# What angle do you guys use from Incline chest and Shoulder presses?



## bfriedman87 (Nov 17, 2011)

I was wondering what angle everyone used for their incline chest and shoulder presses. I used to do a 30 degree angle on chest but I'm thinking of changing it to a 45. I usually do a 90 degree angle for shoulders but I see people doing like a 70 degree. Whats the benefits of each angle?


----------



## squigader (Nov 22, 2011)

I feel that 45 is too much for incline bench, there's too much shoulder involvement in there. 30-40 is the perfect angle, IMO.
The 70 degree shoulder angle helps put stress on the front deltoids, where they tie into the pecs particularly. Change up the shoulder angle, but if you're doing incline, keep it at 30 or maybe slightly more, 45 is too much.


----------



## FitnessFreek (Nov 22, 2011)

squigader said:


> I feel that 45 is too much for incline bench, there's too much shoulder involvement in there. 30-40 is the perfect angle, IMO.
> The 70 degree shoulder angle helps put stress on the front deltoids, where they tie into the pecs particularly.

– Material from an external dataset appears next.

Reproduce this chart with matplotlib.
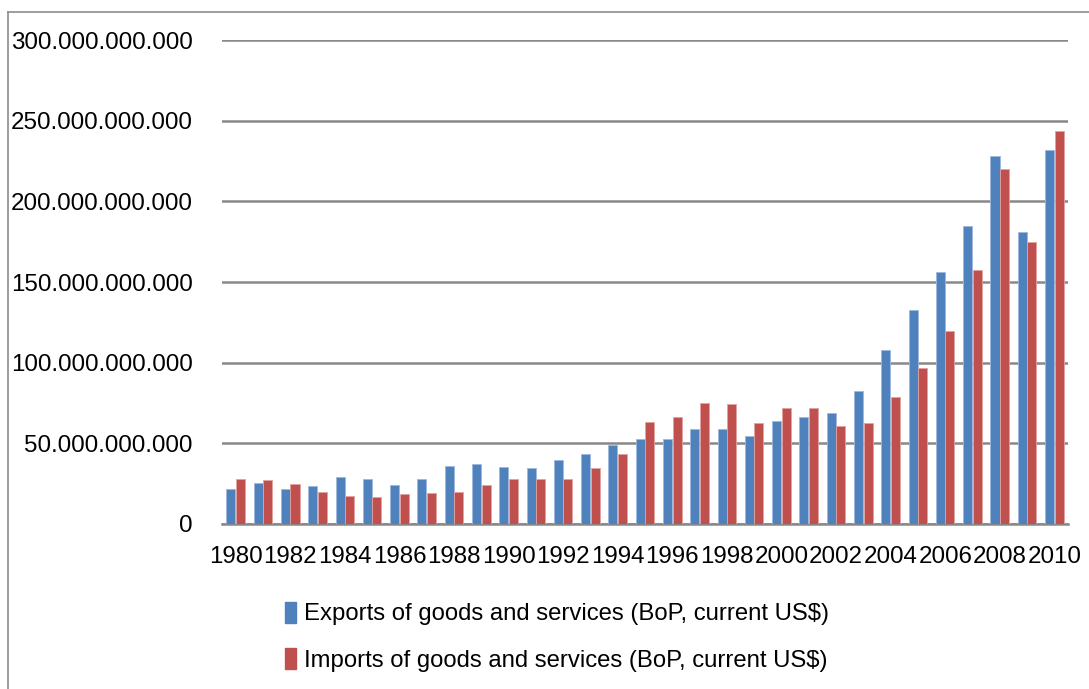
import matplotlib.pyplot as plt
import numpy as np
from matplotlib.lines import Line2D
from matplotlib.ticker import FuncFormatter

plt.rcParams['font.family'] = ['Liberation Sans', 'DejaVu Sans']

years = list(range(1980, 2011))
# values in billions of current US$
exports = [21.7, 25.6, 21.9, 23.6, 28.9, 27.7, 24.2, 28.1, 36.0, 37.4,
           35.1, 34.7, 39.7, 43.6, 49.0, 52.5, 52.5, 58.9, 58.7, 54.4,
           63.7, 66.3, 68.8, 82.5, 107.9, 132.9, 156.2, 184.6, 228.3, 180.8,
           231.9]
imports = [27.7, 27.1, 24.8, 19.6, 17.4, 16.7, 18.4, 19.2, 19.8, 24.2,
           28.1, 28.1, 27.9, 34.9, 43.3, 63.3, 66.1, 75.0, 74.4, 62.8,
           71.7, 71.7, 60.7, 62.6, 78.9, 96.7, 119.6, 157.7, 220.1, 174.6,
           243.6]
labels = ['Exports of goods and services (BoP, current US$)',
          'Imports of goods and services (BoP, current US$)']

blue = '#4F81BD'
red = '#C0504D'
grid_c = '#888888'

fig = plt.figure(figsize=(10.89, 6.89), dpi=100)
ax = fig.add_axes([222 / 1089, 1 - 524 / 689, 846 / 1089, 484 / 689])

x = np.arange(len(years))
w = 0.33
ex = np.array(exports) * 1e9
im = np.array(imports) * 1e9
ax.bar(x - w / 2 - 0.01, ex, w, color=blue, edgecolor='#9DB9DD', linewidth=0.6, zorder=3)
ax.bar(x + w / 2 + 0.01, im, w, color=red, edgecolor='#E2A3A1', linewidth=0.6, zorder=3)

ax.set_xlim(-0.5, len(years) - 0.5)
ax.set_ylim(0, 300e9)
ax.set_yticks(np.arange(0, 300e9 + 1, 50e9))
ax.yaxis.set_major_formatter(FuncFormatter(lambda v, p: f'{v:,.0f}'.replace(',', '.')))
ax.set_xticks(x[::2])
ax.set_xticklabels([str(y) for y in years[::2]])
ax.tick_params(axis='both', length=0, labelsize=17.4, colors='black')
ax.tick_params(axis='y', pad=21)
ax.tick_params(axis='x', pad=16)
ax.grid(axis='y', color=grid_c, linewidth=1.8, zorder=0)
for s in ['left', 'right', 'top']:
    ax.spines[s].set_visible(False)
ax.spines['bottom'].set_color(grid_c)
ax.spines['bottom'].set_linewidth(1.8)

handles = [plt.Rectangle((0, 0), 1, 1, color=blue), plt.Rectangle((0, 0), 1, 1, color=red)]
fig.legend(handles, labels, loc='upper left', bbox_to_anchor=(263 / 1089, 1 - 580 / 689),
           frameon=False, fontsize=17.2, handlelength=0.5, handleheight=1.0,
           handletextpad=0.3, labelspacing=0.95)

# outer chart frame
fig.add_artist(Line2D([8 / 1089, 8 / 1089], [0, 1 - 12 / 689], color='#8c8c8c', lw=1.2,
                      transform=fig.transFigure))
fig.add_artist(Line2D([8 / 1089, 1], [1 - 12 / 689, 1 - 12 / 689], color='#8c8c8c', lw=1.2,
                      transform=fig.transFigure))

fig.savefig('out.png', dpi=100)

Change up the shoulder angle, but if you're doing incline, keep it at 30 or maybe slightly more, 45 is too much.



^agreed.


----------



## Anabolic5150 (Nov 22, 2011)

squigader said:


> I feel that 45 is too much for incline bench, there's too much shoulder involvement in there. 30-40 is the perfect angle, IMO.
> The 70 degree shoulder angle helps put stress on the front deltoids, where they tie into the pecs particularly. Change up the shoulder angle, but if you're doing incline, keep it at 30 or maybe slightly more, 45 is too much.



This is great advice!!


----------



## TheJabroniLifter (Nov 24, 2011)

I use 20-30° on Incline, 80 and occasionally 70° on shoulder press.


----------



## alexrobort (Nov 25, 2011)

yes, i appreciate you  TheJabroniLifter.
Anyway we can take herbal nutritions for good health


----------



## Pittsburgh63 (Nov 25, 2011)

Squigader gave you all the advise you need.


----------



## Crunk (Nov 25, 2011)

squigader said:


> I feel that 45 is too much for incline bench, there's too much shoulder involvement in there. 30-40 is the perfect angle, IMO.
> The 70 degree shoulder angle helps put stress on the front deltoids, where they tie into the pecs particularly. Change up the shoulder angle, but if you're doing incline, keep it at 30 or maybe slightly more, 45 is too much.



Couldn't agree more. Exactly what I was going to say lol


----------



## swollen (Nov 25, 2011)

squigader said:


> I feel that 45 is too much for incline bench, there's too much shoulder involvement in there. 30-40 is the perfect angle, IMO.
> The 70 degree shoulder angle helps put stress on the front deltoids, where they tie into the pecs particularly. Change up the shoulder angle, but if you're doing incline, keep it at 30 or maybe slightly more, 45 is too much.



Nice advice, bro.


----------